The original VH1 is even worse. They rode a minor popularity wave for a while in the '90s, with non-video programming like Behind the Music and Pop-Up Video, but that eventually petered out, and rather than going back to showing the Video Hits that the VH in their name stands for, they went all-nostalgia, all the time. I Love the '80s! I Love the '70s! I Love the '80s Strikes Back! I Love the '90s! Even Best Week Ever, which attempts to manufacture nostalgia for last Thursday. And if it's not nostalgia, then it's crappy, crappy, crappy movies, like Grease 2 or -- and I still can't believe this one -- a heavily censored version of Showgirls. Which, truth be told, is almost as unintentionally hilarious as the original -- the fact that someone actually digitally added bras to all the topless women cracks me up.

MTV2, for the longest time, I thought was the answer to my music video quest. They're all about the music, right? Well, for all I know, they might very well have been -- up until the point that I actually started getting it. Then it turned into a rerun-dumping ground for MTV, broken up by four-hour blocks of hip-hop. Okay, I get it already: the kids love the hip-hop. But I'm pretty sure other music is still being made, check me if I'm wrong. Would it kill you to play a video of one of those songs?

But then there's VH1 Classic. Sweet, sweet VH1 Classic. I would gladly trade the dozens of channels which are devoted to people decorating other people's homes (by force, if necessary) for VH1 Classic. I would give up all 28 variations on the Discovery Channel, I would sacrifice at least 10 of the 12 sports stations, I'd even give them back UPN, if they would only give me my one music video channel that only plays music videos.

And when I tell you they play only music videos, I'm not screwing around: they don't even have commercials. At most, they break for a minute-long promo of something on VH1, or for a VJ to talk about Styx's current album, as though anyone gives a rat's ass about any Styx album more recent than 20 years ago. And then they get right back to playing a music video, all of it, all the way through, no announcer speaking over the beginning or end or anything. And then after that, they play another one. And another. Until you just want to weep for the beauty of it all.

The catch, of course, is that they're all older videos, at least five years old, I'd say, and usually more.

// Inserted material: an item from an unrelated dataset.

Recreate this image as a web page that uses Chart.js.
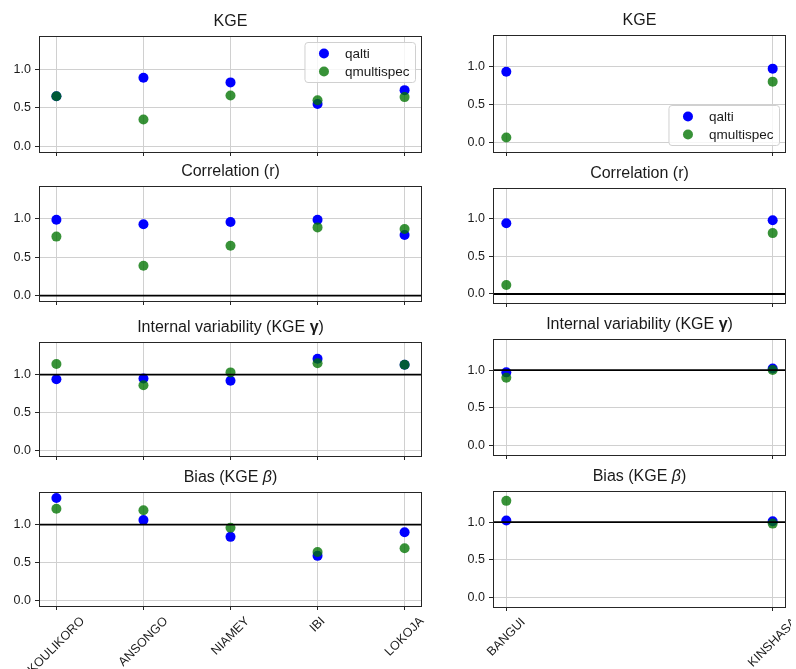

The bonus is: no Creed! No Nelly! No Fred Durst! No Britney Spears! No Matchbox 20!

And again: I now have to learn to live without it. The free preview was wonderful, wonderful enough that I'd gladly pay for it -- if I only had to pay for that one channel. Instead, I would have to pay for a whole buttload of channels that I don't give a damn about, because DirecTV loves to screw you like that. "Why can't I pay a fraction of that price and get just the one channel?" I ask DirecTV. "Because sit down and shut up," they respond.

(This is why I don't get HBO. I can't just get the one HBO that has The Sopranos. I have to also pay for HBO2, and HBO West, and HBO East, and HBO Reykjavik, Iceland, and HBO Family, and HBO Sports, and HBO Comedy, and HBO All Fraggle Rock All the Time, and HBO Dance For Us, Clown, DANCE!!!)

So, in summary: crap.

Also, I don't get Boomerang anymore, either, which is okay, because I didn't watch it nearly as much as I thought I would, anyway. I guess my craving for Huckleberry Hound and Top Cat and Wally Gator and Magilla Gorilla wasn't as strong as I thought it was. Oh well.